“We can complain because rose bushes have thorns, or rejoice because thorns have roses.”
We can both accommodate an optimist and a pessimist while walking in a rose garden but one has to be a realist when it comes to cricket and its future.
A lot seems to be going wrong or not perfect at least at the ongoing ICC Men’s T20 World Cup in UAE. One-sided matches, lopsided scheduling, lack of crowds & a never-dying debate of how many associates can be accommodated in cricket are a few of the many issues ICC has to deal with going forward.
In 2007, when the inaugural t20 world cup was staged, the light at the end of the tunnel got brighter & bigger. A T20 game— which could get over in 3 hrs gave the custodians the shot in the arm they were looking for — it made the sport more accessible and palatable for young audiences and paved the way for IPL (Indian Premier League) & other T20 leagues that brought sponsor money & increased the number of professionally contracted players. ICC began to generate revenue it had never before. Taking cricket into the United States, China or even Latin America seemed a distinct possibility.

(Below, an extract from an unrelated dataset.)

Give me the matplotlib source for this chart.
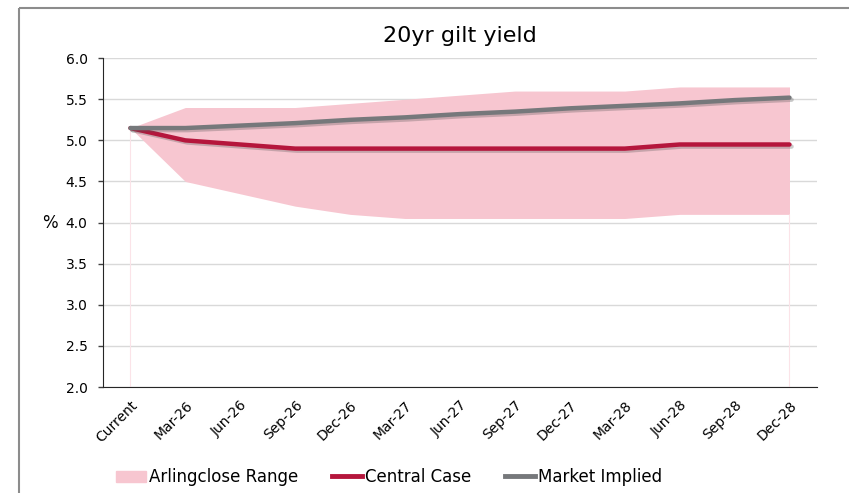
import matplotlib.pyplot as plt
import matplotlib.patheffects as pe
from matplotlib.patches import Patch
from matplotlib.lines import Line2D

plt.rcParams['font.family'] = ['DejaVu Sans']

periods = ['Current', 'Mar-26', 'Jun-26', 'Sep-26', 'Dec-26', 'Mar-27', 'Jun-27',
           'Sep-27', 'Dec-27', 'Mar-28', 'Jun-28', 'Sep-28', 'Dec-28']
range_low = [5.15, 4.50, 4.35, 4.20, 4.10, 4.05, 4.05, 4.05, 4.05, 4.05, 4.10, 4.10, 4.10]
range_high = [5.15, 5.40, 5.40, 5.40, 5.45, 5.50, 5.55, 5.60, 5.60, 5.60, 5.65, 5.65, 5.65]
central = [5.15, 5.00, 4.95, 4.90, 4.90, 4.90, 4.90, 4.90, 4.90, 4.90, 4.95, 4.95, 4.95]
market = [5.15, 5.15, 5.18, 5.21, 5.25, 5.28, 5.32, 5.35, 5.39, 5.42, 5.45, 5.49, 5.52]
yticks = [2.0, 2.5, 3.0, 3.5, 4.0, 4.5, 5.0, 5.5, 6.0]

range_col = '#F7C6D0'
central_col = '#B5163C'
market_col = '#76787B'

fig = plt.figure(figsize=(8.51, 4.93), dpi=100)
# outer chart frame (only top and left edges fall inside the image)
fx, fy = 19 / 851, 1 - 8 / 493
fig.add_artist(Line2D([fx, 0.998], [fy, fy], transform=fig.transFigure, color='#8C8C8C',
                      lw=1.5, solid_capstyle='butt'))
fig.add_artist(Line2D([fx, fx], [0.0, fy], transform=fig.transFigure, color='#8C8C8C',
                      lw=1.5, solid_capstyle='butt'))

ax = fig.add_axes([0.121, 0.215, 0.839, 0.667])

x = list(range(len(periods)))
ax.fill_between(x, range_low, range_high, color=range_col, lw=0, zorder=1)
# faint edges of the stacked area base
ax.vlines([x[0], x[-1]], 2.0, [range_low[0], range_low[-1]], color='#FBE3E8', lw=0.8, zorder=1)

shadow = [pe.SimpleLineShadow(offset=(1.5, -1.5), shadow_color='#555555', alpha=0.3), pe.Normal()]
ax.plot(x, central, color=central_col, lw=3.2, zorder=3, path_effects=shadow,
        solid_capstyle='round')
ax.plot(x, market, color=market_col, lw=3.2, zorder=3, path_effects=shadow,
        solid_capstyle='round')

ax.set_xlim(-0.5, len(periods) - 0.5)
ax.set_ylim(2.0, 6.0)
ax.set_yticks(yticks)
ax.set_yticklabels([f'{v:.1f}' for v in yticks], fontsize=10)
ax.set_xticks(x)
ax.set_xticklabels(periods, rotation=45, ha='right', rotation_mode='anchor', fontsize=10)
ax.tick_params(axis='x', length=0, pad=8)
ax.tick_params(axis='y', length=3.6, width=1, color='#404040', pad=7.5)
ax.grid(axis='y', color='#D9D9D9', lw=1)
ax.set_axisbelow(True)
for s in ['top', 'right']:
    ax.spines[s].set_visible(False)
ax.spines['left'].set_color('#262626')
ax.spines['bottom'].set_color('#262626')
ax.spines['left'].set_zorder(4)

ax.set_ylabel('%', rotation=0, fontsize=12, va='center', ha='center')
ax.yaxis.set_label_coords(-0.074, 0.5)
ax.set_title('20yr gilt yield', fontsize=16, pad=12)

handles = [Patch(color=range_col), Line2D([], [], color=central_col, lw=3.5),
           Line2D([], [], color=market_col, lw=3.5)]
fig.legend(handles, ['Arlingclose Range', 'Central Case', 'Market Implied'],
           loc='center left', bbox_to_anchor=(0.127, 0.032), ncol=3, frameon=False,
           fontsize=12, handlelength=1.8, handletextpad=0.18, columnspacing=2.0,
           borderpad=0.0)

fig.savefig('out.png', dpi=100)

But the problem doesn’t lie with the money being generated, with cricket in India arguably in its healthiest state, more and money will keep on pouring. It’s the health of the game outside of ‘big 3’ in test nations and amongst all of the associate nations that should be giving ICC headaches if not sleepless nights yet.
Look at Africa only to get a better picture of where things stand.
Zimbabwe has been flirting with danger for a better part of 2 decades now, they have not played two successive ICC white-ball tournaments.
Kenya, are nowhere in the picture today and this generation wouldn’t believe they played against India in the semi-finals of the 2003 World Cup (yes I’m not in a mood to joke).
South Africa seems to be following the same path with more & more elite cricketers leaving the country and their transformation targets not allowing them to field their best possible team on the park. Yes, it’s outside of the ICC domain to interfere in any country’s socio-political matters but at least it can do better about rampant corruption and mishandlings in CSA.
Namibia seems to be doing good while you are reading this piece but is ICC doing enough to ensure they also don’t go Kenya’s or Zimbabwe’s way? Ironically, they defeated Ireland to reach the super 12s. the same Irish boys who used to be the toast of associate world but struggling big time since getting full member status a few years ago.
How deep and far a sport can grow defines its potential global nature. from Afghans to Rhodesians, from Scots to Arabs, it’s the variety of flowers & fragrances that make a bouquet more attractive. On one hand, ICC says they are trying their level best to globalize the game, but in reality, they are not ready to loosen the grip of ‘elite’ nations over cricket.
Any other major team sport walks the talk of expanding the game by including more nations at the showpiece event. Soccer for example will have 32 teams at 2022 WC but will expand to 48 in 2026. Cricket on the other hand takes the reverse route.
In 2007 The World Cup featured a record of 16 teams, but with Pakistan and India shockingly taking the exit at the first round itself, ICC in consultation with major stakeholders decided to ensure it doesn’t happen again and the result was a 10-team WC in 2019.
You cannot expect associate nations to improve their quality by snatching away their right to compete regularly with strong teams at the biggest stage. Hosting a full member for a bilateral tour is impossible for an associate nation without ICC funding.
To talk about funding, the layout structure is so much imbalanced when it comes to ICC as compared to other governing bodies, say FIFA, for example. In football, a European giant like France would receive the same funding as a budding African nation like Ghana from FIFA which allows the sport to develop organically in new territories.
While in cricket, a self-sustainable board like BCCI receives nearly triple what 97 other countries are allocated on a per-year basis.
As per 2017, India received – 405 Million USD while Ireland got 40 Million USD and 97 Associates split up — 160 Million USD among themselves
In 2014, the BCCI had joined hands with the ECB and CA to form the Big Three that had approved a contribution-based revenue distribution system. With India contributing to more than 70 per cent of the ICC’s revenue, its projected share was $570 million for the 2015-2023 rights cycle.
In 2017, when the ICC dismantled the Big Three model, the BCCI’s revenue share reduced to a little over $400 million.
In 2020, during the global body’s Chief Executives’ Committee (CEC) meeting, BCCI secretary Jay Shah proposed a new revenue distribution system that will look after all cricket boards.
For cricket to grow and thrive at its potential, fans will have to raise their voice for the betterment of the sport they love if the governing bodies and the players are not speaking up.
If a fan from London is happy for every six that Jason Roy hits, another fan sitting in New Delhi must be equally sad on looking at Andy Balbirnie’s dejected face in UAE.
It’s the emotions that drive the human race, it can only be emotions that save cricket from being the property of a handful of elite nations.